On 3/25/2021 9:43 PM, Albert Cui via GitGitGadget wrote:
> From: Albert Cui <albertqcui@gmail.com>
> 
> Hooks today are configured at the repository level, making it difficult to
> share hooks across repositories. Configuration-based hook management, by
> moving hooks configuration to the config, makes this much easier. However,
> there is still no good way for project maintainers to encourage or enforce
> adoption of specific hook commands on specific hook events in a repository.
> As such, there are many tools that provide this functionality on top of Git.
> 
> This patch documents the requirements we propose for this feature as well as
> a design sketch for implementation.

Sorry for being so late in reviewing this.

My first reaction is that this feature is suggesting multiple security
vulnerabilities as core functionality. It also seems to be tied to
niche projects (in number of projects, not necessarily the size of those
projects).

I was recommended in conversation to think of this as a way to take
existing ad-hoc behavior and standardize it with a "Git-blessed"
solution. I'm not sure this proposal makes a strong enough case for
why having a "configure-hooks.sh" script in the base of the repo is
not enough. It simultaneously does not use existing precedents like
.gitattributes or .gitignore as direction in using the worktree at
HEAD as a mechanism for communicating details. I find using a separate
ref for hooks to be a non-starter and the design should be rebuilt from
scratch.

I also expect that a significant portion of users will see a message
like "this repository needs hooks" and will just say "yes" to get rid
of the prompt. There needs to be sufficient opportunity for users to
inspect the hook configuration and avoid frustrated or distracted users
from doing the wrong thing.

Server-side checks should always exist, so users who don't follow the
project's guidelines using the recommended hooks will be blocked. The
important thing is that there is an easy way for willing participants
to install the correct hooks. This doesn't mean we should make it
almost automatic.

Also, please proactively pursue a security review of the feature,
including non-technical risks such as social engineering, forks, or
other possible attacks. This idea seems so risky that I would be
against accepting it unless a security expert has done a thorough
review.

> +We propose adding native Git functionality to allow project maintainers to
> +specify hooks that a user ought to install and utilize in their development
> +workflows.

I think providing a way for repository owners to _recommend_ how cloners
should interact with the repository is a good idea. I think starting with
hooks is perhaps a significant jump to the most complicated version of
that idea.

As you think of this design, it might be good to think about how some
recommended Git config (within an allow-list) might fit into this system
as well. I would have started there, with things like "Use partial clone"
or "use sparse-checkout". Those are really things that need to happen at
clone time, they can't really happen after-the-fact, which helps justifying
a modification to 'git clone'. The hook configuration doesn't _need_ to
happen during 'git clone'. More on this timing later.
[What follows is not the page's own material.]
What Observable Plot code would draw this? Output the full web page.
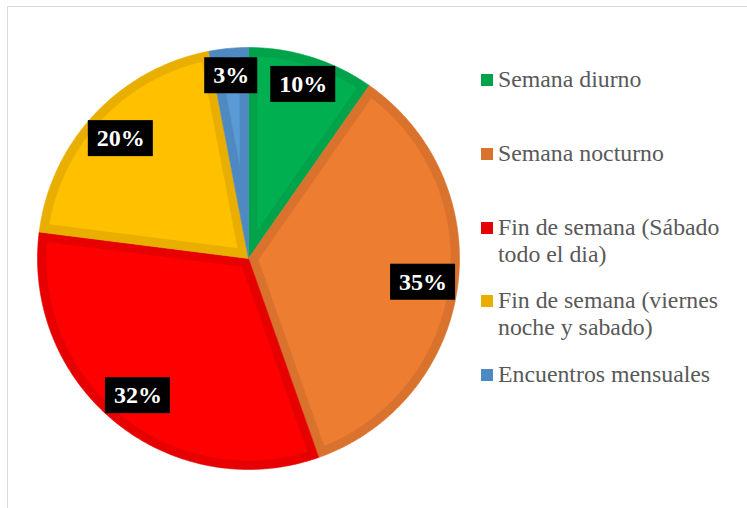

The .gitattributes file is the closest analogue I could find in current
functionality, but it operates on a path-based scope, not repository scope.

> +Server-side vs Local Checks
> +^^^^^^^^^^^^^^^^^^^^^^^^^^^
...
> +In the ideal world, developers and project maintainers use both local and server
> +side checks in their workflow. However, for many smaller projects, this may not
> +be possible: CI may be too expensive to run or configure. The number of local
> +solutions to this use case speaks to this need (see <<prior-art, Prior Art>>).
> +Bringing this natively to Git can give all these developers a well-supported,
> +secure implementation opposed to the fragmentation we see today.

I'm not sure this is a good selling point for small projects. If they
are small, then the CI to verify commits is cheap(er).

Local hooks should never be used as a replacement for server-side checks.
A user could always use a repository without the local hooks and push
commits that have not been vetted locally. The extreme example is to have
a commit hook that compiles the code and runs all the tests. Would you
then remove all CI builds?

Making it easier to adopt local hooks can avoid some pain points when
users are blocked by the server-side checks.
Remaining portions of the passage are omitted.